The Merino Miracle: Building a Wool Empire
At the heart of this pastoral revolution lay the merino sheep. Originally a closely guarded Spanish breed, merinos found their way to Australia via South Africa in 1797. Through careful breeding with hardier local stock, colonial pastoralists developed a strain perfectly adapted to Australian conditions.
By the 1840s, Australian wool had surpassed even German Saxony in quality. The continent’s year-round grazing (unlike Europe’s winter dormancy) gave Australian growers a decisive advantage. German sheep breeders, recognizing the inevitable, began migrating to Australia themselves – bringing their expertise to the new wool frontier.
Frontier Encounters: Conflict and Cultural Exchange
This rapid expansion brought settlers into increasing contact with Aboriginal nations.

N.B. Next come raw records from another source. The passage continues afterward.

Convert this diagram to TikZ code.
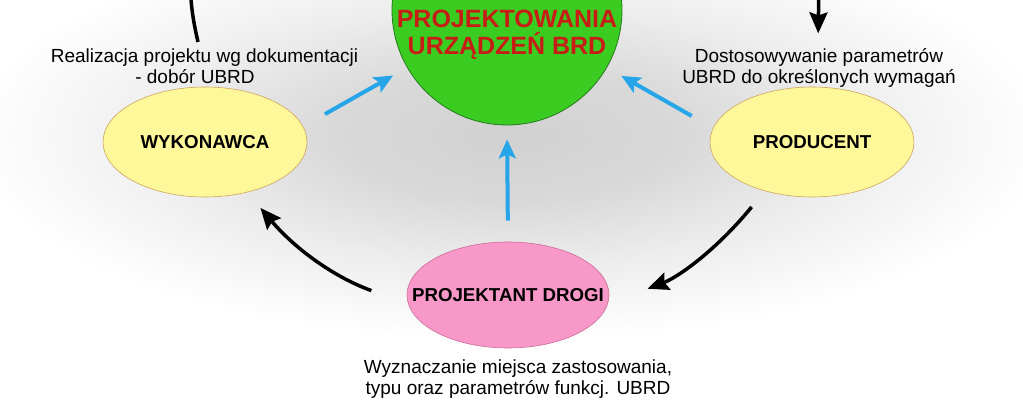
\documentclass[tikz,border=0pt]{standalone}
\usepackage{fontspec}
\setmainfont{Liberation Sans}
\usetikzlibrary{shapes.geometric,arrows.meta}
\definecolor{hubgreen}{RGB}{58,204,32}
\definecolor{hubline}{RGB}{40,120,30}
\definecolor{hubred}{RGB}{200,28,22}
\definecolor{paleyellow}{RGB}{255,248,155}
\definecolor{tanline}{RGB}{205,165,95}
\definecolor{rosefill}{RGB}{247,152,200}
\definecolor{roseline}{RGB}{205,110,150}
\definecolor{skyarrow}{RGB}{38,166,232}
\pgfdeclareradialshading{bgglow}{\pgfpoint{0bp}{0bp}}{color(0bp)=(black!18); color(8bp)=(black!15); color(16bp)=(black!7); color(25bp)=(white); color(50bp)=(white)}

\begin{document}
\begin{tikzpicture}[x=1pt, y=1pt,
            yblock/.style={
            ellipse,
            draw=tanline,
            fill=paleyellow,
            line width=0.6pt,
            minimum width=204,
            minimum height=110},
            pblock/.style={
            ellipse,
            draw=roseline,
            fill=rosefill,
            line width=0.6pt,
            minimum width=202,
            minimum height=106},
            btext/.style={
            inner sep=0,
            font=\bfseries\fontsize{18.7}{22}\selectfont},
            lbl/.style={
            inner sep=0,
            align=center,
            font=\fontsize{19}{21}\selectfont},
            bluearr/.style={
            draw=skyarrow,
            line width=4pt,
            -{Stealth[length=19pt,width=17pt,inset=4pt]}},
            blkline/.style={
            draw=black,
            line width=3.5pt},
            blkarr/.style={
            blkline,
            -{Stealth[length=21pt,width=18pt,inset=3pt]}}]

  \useasboundingbox (0,0) rectangle (1023,401);
  \fill[white] (0,0) rectangle (1023,401);
  \shade[shading=bgglow] (510,265) ellipse [x radius=540, y radius=205];

  \node[circle, draw=hubline, fill=hubgreen, line width=0.8pt, minimum size=230] (hub) at (507,391) {};
  \node[btext, anchor=north, align=center, text=hubred,
        font=\bfseries\fontsize{25}{27.5}\selectfont] (hubtext) at (507,419)
        {METODYKA\\PROJEKTOWANIA\\URZĄDZEŃ BRD};

  \node[yblock] (wykon) at (205,259) {};
  \node[btext] (wykontext) at (wykon) {WYKONAWCA};
  \node[yblock] (produ) at (812,259) {};
  \node[btext] (produtext) at (produ) {PRODUCENT};
  \node[pblock] (projd) at (508,106) {};
  \node[btext] (projdtext) at (projd) {PROJEKTANT DROGI};

  \node[lbl, anchor=north] (realiz) at (204.5,352.6) {Realizacja projektu wg dokumentacji\\- dobór UBRD\hspace*{19pt}};
  \node[lbl, anchor=north] (dostos) at (819,352.6) {Dostosowywanie parametrów\\UBRD do określonych wymagań};
  \node[lbl, anchor=north] (wyzn) at (518,41.6) {Wyznaczanie miejsca zastosowania,\\typu oraz parametrów funkcj. UBRD};

  \foreach \src/\dst/\s/\t in {wykon.9/hub.210/25/16, produ.172/hub.-30/24.5/16.5, projd.north/hub.south/21/14}
  {
      \draw[bluearr, shorten <=\s pt, shorten >=\t pt] (\src) -- (\dst);
  }

  \coordinate (topl) at (190,425);
  \coordinate (topr) at (819,425);
  \draw[blkarr, shorten <=39pt, shorten >=20.4pt] (projd.185) to[bend left=15] (wykon.-50);
  \draw[blkarr, shorten <=20.6pt, shorten >=42.4pt] (produ.226) to[bend left=15] (projd.-5);
  \draw[blkline] ([xshift=-6.5pt,yshift=6.4pt]realiz.north) to[bend left=6] (topl);
  \draw[blkarr, shorten >=15pt] (topr) -- ([xshift=-1pt]dostos.north);
\end{tikzpicture}
\end{document}
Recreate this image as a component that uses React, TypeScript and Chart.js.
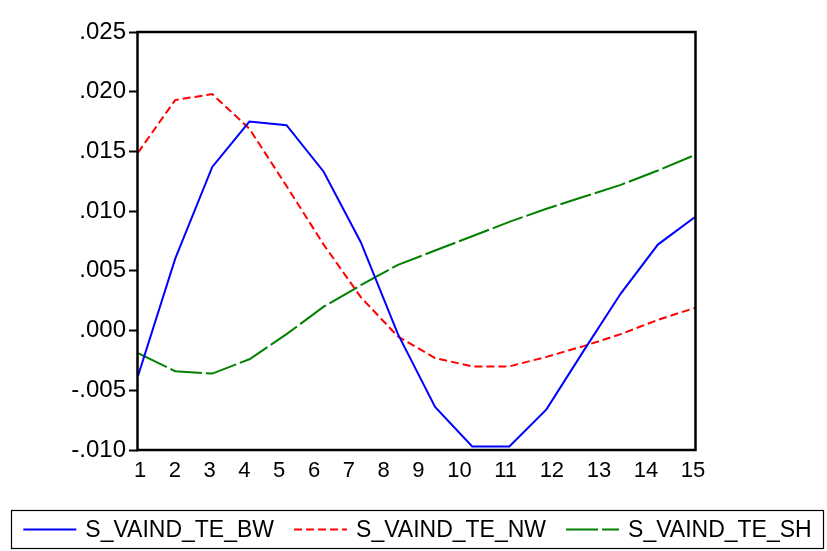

Initial relations often involved trade and employment, but tensions grew as pastoralists appropriated traditional lands and disrupted ancient food sources. Violent conflicts escalated, particularly in Tasmania where the Black War (1824-1831) marked one of the darkest chapters in Australia’s frontier history.
Yet cultural exchange continued. Many pastoral properties adopted Aboriginal names, preserving Indigenous connections to country even as the landscape was transformed. The legacy of these complex interactions remains woven into Australia’s rural geography.
Economic Boom and Bust
The wool boom created Australia’s first economic rollercoaster. Easy credit and soaring prices fueled reckless expansion until the 1840s crash brought a painful reckoning. When British wool prices collapsed in 1839, overextended pastoralists faced ruin. Many were saved only by a new trade in tallow (rendered animal fat) used for candles and soap.
This cycle of boom and bust would become a recurring theme in Australian economic history, testing the resilience of the young colony’s institutions and people.
Legacy of the Pastoral Age
By 1850, pastoral expansion had reshaped Australia’s human and physical geography. The non-Indigenous population had grown from a few thousand to over 400,000. Sheep numbers exploded from 99,000 to 15 million. New towns and transportation networks emerged to serve the wool trade.
Perhaps most significantly, this period marked Australia’s transition from penal outpost to viable colony. The wealth generated by wool funded infrastructure, attracted free immigrants, and laid foundations for democratic institutions. Though the gold rushes of the 1850s would capture more attention, it was the pastoral revolution that first proved Australia’s economic potential.
The landscape bore lasting marks too. Aboriginal fire practices were adopted by pastoralists to maintain grasslands. Tree clearing and selective breeding altered ecosystems. And the myth of the rugged bushman – whether squatter, stockman, or shearer – became embedded in Australia’s national identity.
From Sydney’s counting houses to London’s wool exchanges, from the shearing sheds of New South Wales to the textile mills of Yorkshire, Australia’s pastoral revolution created economic connections that would bind the British Empire for generations. The bleating of merino sheep, it turned out, heralded a new chapter in global trade as surely as it transformed the ancient Australian landscape.